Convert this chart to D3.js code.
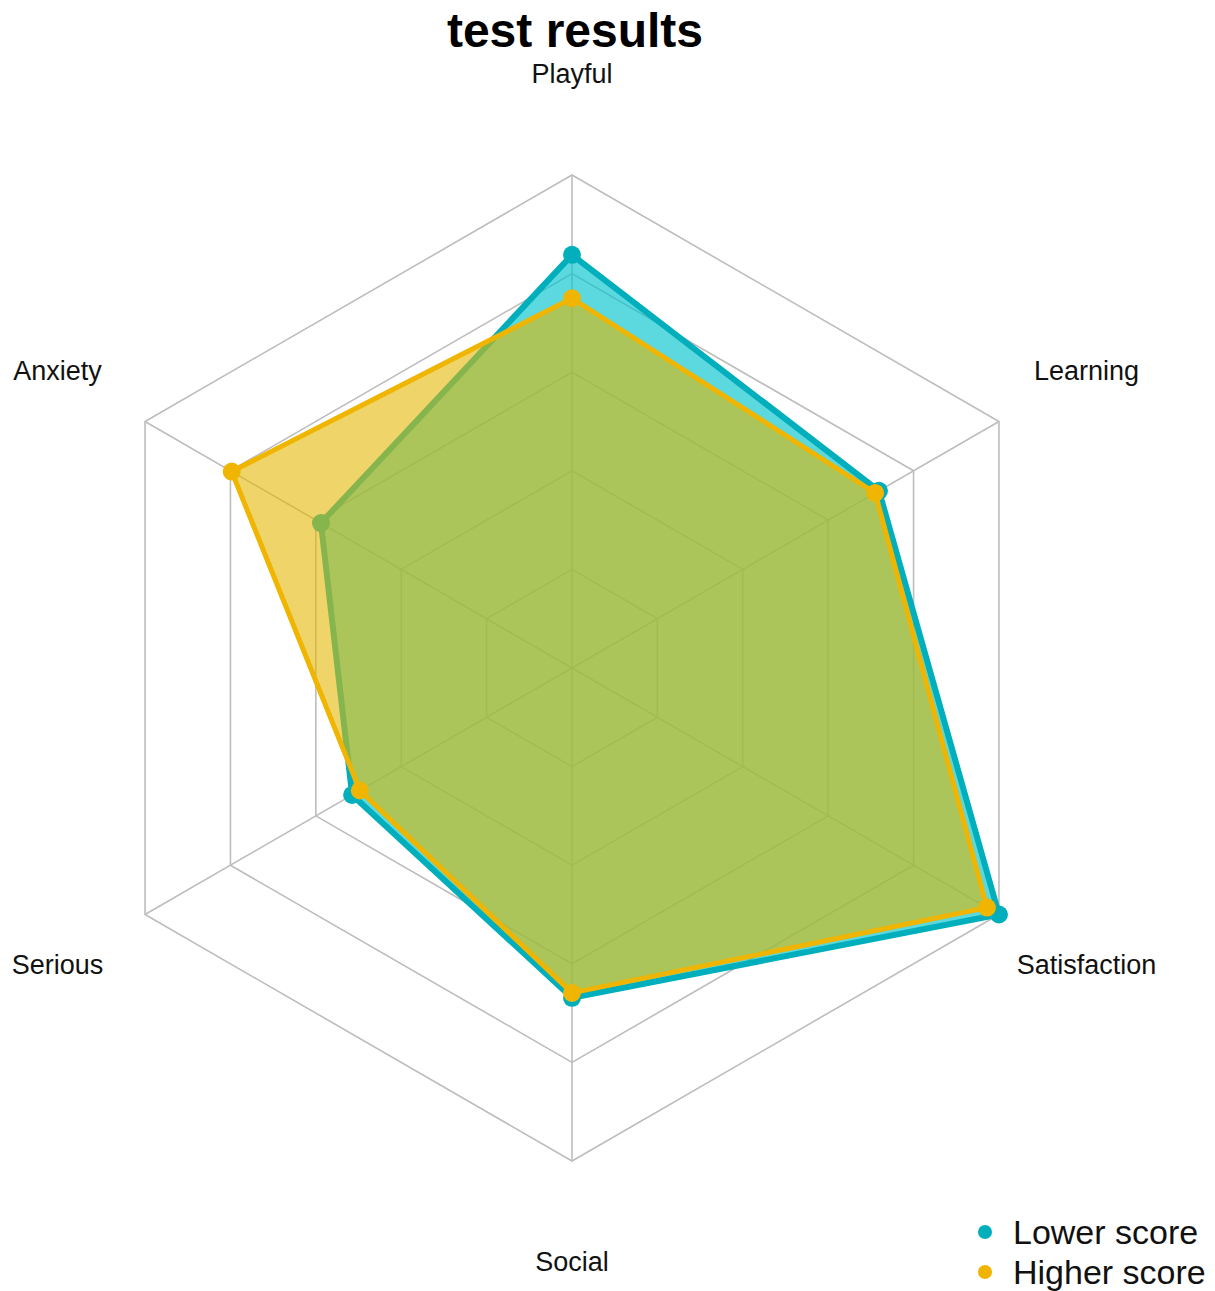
<!DOCTYPE html>
<html>
<head>
<meta charset="utf-8">
<script src="https://cdn.jsdelivr.net/npm/d3@7"></script>
<style>
  body { margin: 0; background: #fff; }
  text { font-family: "Liberation Sans", Arial, sans-serif; }
</style>
</head>
<body>
<div id="chart"></div>
<script>
// Radar chart: test results
const axes = ["Playful", "Learning", "Satisfaction", "Social", "Serious", "Anxiety"];
const seriesNames = ["Lower score", "Higher score"];
const lowerScore = [0.838, 0.719, 1.0, 0.669, 0.515, 0.588];
const higherScore = [0.75, 0.71, 0.972, 0.659, 0.497, 0.797];
const ringLevels = [0.2, 0.4, 0.6, 0.8, 1.0];

const width = 1215;
const height = 1291;
const cx = 572, cy = 668;
const radius = 493;

const colors = ["#00AFBB", "#EFB500"];
const fillColors = ["#00C3CB", "#E4B800"];
const fillOpacity = [0.64, 0.59];

const svg = d3.select("#chart").append("svg")
  .attr("width", width)
  .attr("height", height);

const r = d3.scaleLinear().domain([0, 1]).range([0, radius]);
const angle = d3.scalePoint().domain(axes.concat(["_end"])).range([0, 2 * Math.PI]);

const pt = (a, v) => {
  const t = angle(a);
  return [cx + r(v) * Math.sin(t), cy - r(v) * Math.cos(t)];
};

// grid rings
const grid = svg.append("g");
ringLevels.forEach(lv => {
  grid.append("polygon")
    .attr("points", axes.map(a => pt(a, lv).join(",")).join(" "))
    .attr("fill", "none")
    .attr("stroke", "#BDBDBD")
    .attr("stroke-width", 1.6);
});
axes.forEach(a => {
  const [x, y] = pt(a, 1);
  grid.append("line")
    .attr("x1", cx).attr("y1", cy).attr("x2", x).attr("y2", y)
    .attr("stroke", "#BDBDBD").attr("stroke-width", 1.6);
});

// axis labels
axes.forEach(a => {
  const [x, y] = pt(a, 1.205);
  svg.append("text")
    .attr("x", x).attr("y", y)
    .attr("text-anchor", "middle")
    .attr("dominant-baseline", "central")
    .style("font-size", "27px")
    .style("fill", "#111")
    .text(a);
});

// series
const data = [lowerScore, higherScore];
const widths = [6, 5];
const line = d3.lineRadial()
  .angle((d, i) => angle(axes[i]))
  .radius(d => r(d))
  .curve(d3.curveLinearClosed);

data.forEach((vals, s) => {
  const g = svg.append("g").attr("transform", `translate(${cx},${cy})`);
  g.append("path")
    .attr("d", line(vals))
    .attr("fill", fillColors[s])
    .attr("fill-opacity", fillOpacity[s])
    .attr("stroke", colors[s])
    .attr("stroke-width", widths[s])
    .attr("stroke-linejoin", "round");
  vals.forEach((v, i) => {
    const t = angle(axes[i]);
    g.append("circle")
      .attr("cx", r(v) * Math.sin(t))
      .attr("cy", -r(v) * Math.cos(t))
      .attr("r", 9)
      .attr("fill", colors[s]);
  });
});

// title
svg.append("text")
  .attr("x", 575).attr("y", 47)
  .attr("text-anchor", "middle")
  .style("font-size", "48px")
  .style("font-weight", "bold")
  .text("test results");

// legend
const legend = svg.append("g").attr("transform", "translate(985, 1232)");
seriesNames.forEach((n, i) => {
  const g = legend.append("g").attr("transform", `translate(0, ${i * 40})`);
  g.append("circle").attr("cx", 0).attr("cy", 0).attr("r", 7).attr("fill", colors[i]);
  g.append("text").attr("x", 28).attr("y", 0)
    .attr("dominant-baseline", "central")
    .style("font-size", "34px")
    .style("fill", "#111")
    .text(n);
});
</script>
</body>
</html>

----------------------------------------

Direction: Keep the pictures out of the copy and return the rest of the data above exactly.

Solution:
Convert this chart to D3.js code.
<!DOCTYPE html>
<html>
<head>
<meta charset="utf-8">
<script src="https://cdn.jsdelivr.net/npm/d3@7"></script>
<style>
  body { margin: 0; background: #fff; }
  text { font-family: "Liberation Sans", Arial, sans-serif; }
</style>
</head>
<body>
<div id="chart"></div>
<script>
// Radar chart: test results
const axes = ["Playful", "Learning", "Satisfaction", "Social", "Serious", "Anxiety"];
const seriesNames = ["Lower score", "Higher score"];
const lowerScore = [0.838, 0.719, 1.0, 0.669, 0.515, 0.588];
const higherScore = [0.75, 0.71, 0.972, 0.659, 0.497, 0.797];
const ringLevels = [0.2, 0.4, 0.6, 0.8, 1.0];

const width = 1215;
const height = 1291;
const cx = 572, cy = 668;
const radius = 493;

const colors = ["#00AFBB", "#EFB500"];
const fillColors = ["#00C3CB", "#E4B800"];
const fillOpacity = [0.64, 0.59];

const svg = d3.select("#chart").append("svg")
  .attr("width", width)
  .attr("height", height);

const r = d3.scaleLinear().domain([0, 1]).range([0, radius]);
const angle = d3.scalePoint().domain(axes.concat(["_end"])).range([0, 2 * Math.PI]);

const pt = (a, v) => {
  const t = angle(a);
  return [cx + r(v) * Math.sin(t), cy - r(v) * Math.cos(t)];
};

// grid rings
const grid = svg.append("g");
ringLevels.forEach(lv => {
  grid.append("polygon")
    .attr("points", axes.map(a => pt(a, lv).join(",")).join(" "))
    .attr("fill", "none")
    .attr("stroke", "#BDBDBD")
    .attr("stroke-width", 1.6);
});
axes.forEach(a => {
  const [x, y] = pt(a, 1);
  grid.append("line")
    .attr("x1", cx).attr("y1", cy).attr("x2", x).attr("y2", y)
    .attr("stroke", "#BDBDBD").attr("stroke-width", 1.6);
});

// axis labels
axes.forEach(a => {
  const [x, y] = pt(a, 1.205);
  svg.append("text")
    .attr("x", x).attr("y", y)
    .attr("text-anchor", "middle")
    .attr("dominant-baseline", "central")
    .style("font-size", "27px")
    .style("fill", "#111")
    .text(a);
});

// series
const data = [lowerScore, higherScore];
const widths = [6, 5];
const line = d3.lineRadial()
  .angle((d, i) => angle(axes[i]))
  .radius(d => r(d))
  .curve(d3.curveLinearClosed);

data.forEach((vals, s) => {
  const g = svg.append("g").attr("transform", `translate(${cx},${cy})`);
  g.append("path")
    .attr("d", line(vals))
    .attr("fill", fillColors[s])
    .attr("fill-opacity", fillOpacity[s])
    .attr("stroke", colors[s])
    .attr("stroke-width", widths[s])
    .attr("stroke-linejoin", "round");
  vals.forEach((v, i) => {
    const t = angle(axes[i]);
    g.append("circle")
      .attr("cx", r(v) * Math.sin(t))
      .attr("cy", -r(v) * Math.cos(t))
      .attr("r", 9)
      .attr("fill", colors[s]);
  });
});

// title
svg.append("text")
  .attr("x", 575).attr("y", 47)
  .attr("text-anchor", "middle")
  .style("font-size", "48px")
  .style("font-weight", "bold")
  .text("test results");

// legend
const legend = svg.append("g").attr("transform", "translate(985, 1232)");
seriesNames.forEach((n, i) => {
  const g = legend.append("g").attr("transform", `translate(0, ${i * 40})`);
  g.append("circle").attr("cx", 0).attr("cy", 0).attr("r", 7).attr("fill", colors[i]);
  g.append("text").attr("x", 28).attr("y", 0)
    .attr("dominant-baseline", "central")
    .style("font-size", "34px")
    .style("fill", "#111")
    .text(n);
});
</script>
</body>
</html>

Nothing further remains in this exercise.